Hace unos años, el arquitecto Oscar Tusquets, escribió sobre todo esto. Tituló su ensayo Dios lo ve, no para fundamentar el cambio hacia la excelencia particular en una noción religiosa, sino para resumir en una frase que todos entendemos, porque alguna vez nos la dijeron nuestros padres o abuelos, que las cosas había que hacerlas bien no por una cuestión de reconocimiento social, sino por pura y sencilla honradez. A él, estudioso de la arquitectura, le llamaba la atención la donosura y virtuosismo con que sus colegas del siglo XIX remataban las fachadas medianeras, condenadas a no ser contempladas jamás por nadie.

La falta de rigor, esa ausencia de amor al trabajo bien hecho, la padecen las empresas en nuestro país, aparte de los propios individuos sumidos en esta forma de nihilismo. Un sistema educativo sumido en el relativismo, que ha bajado los estándares y la exigencia, pone cada día en el mercado a personas imbuidas por esa pseudofilosofía ni-ni. Quizás en su impotencia para imponer los valores de que hablamos, el sistema educativo ha preferido trasladar la responsabilidad de educar hacia el trabajo a las propias empresas. Y el resultado no puede ser peor. Las empresas tienen conferidas otras misiones de carácter social, como son la provisión de productos y servicios que crean empleo y reportan un bien colectivo. Pero no son educadores. Necesitan personas bien formadas, íntegras, con capacidad de compromiso y lealtad al proyecto, dispuestas a crecer en lo personal y a contribuir al crecimiento de las empresas para las que trabajan.

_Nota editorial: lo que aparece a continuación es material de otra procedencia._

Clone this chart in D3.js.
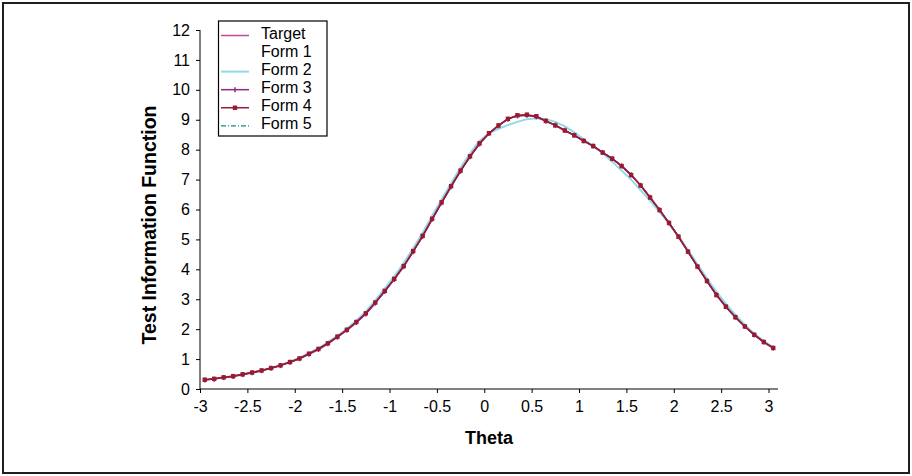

El sistema educativo, y desde estadios bien tempranos, debe enseñar a nuestros jóvenes que en la centralidad del trabajo puede radicar su propia felicidad. Para eso hay que promover un cambio de actitud que pasa por asociar el emprendimiento a la propia noción de trabajo por cuenta ajena. Hay que enseñar a los futuros candidatos al mundo laboral que se puede emprender en el seno de la empresa siendo empleado, asumiendo retos, mejorando cada día y creciendo en habilidades y competencias. Y, por supuesto, que ésta puede ser la mejor plataforma para, llegado el caso, poner en marcha un proyecto propio.

Probablemente, ese cambio de actitud hacia el trabajo en España no será posible si no restauramos la imagen y el papel social que desempeñan las empresas y los empresarios. Hay que enseñar a nuestros estudiantes que prácticamente el 100 por 100 de las innovaciones que hacen más grata nuestra vida, proceden de la inversión empresarial, y más aun, que cualquiera de ellos puede abrazar este estilo de vida. Si hay un individuo inconformista, inquieto, creativo, celoso de su libertad y hambriento de éxitos, y con una capacidad de trabajo infinita, ése es el empresario. El 99 por 100 de las empresas de nuestro país nacieron por el impulso de un hombre o mujer insatisfecho. Por eso, bastaría con que se generasen muchas más vocaciones emprendedoras para darle un buen bocado a las cifras del paro en España.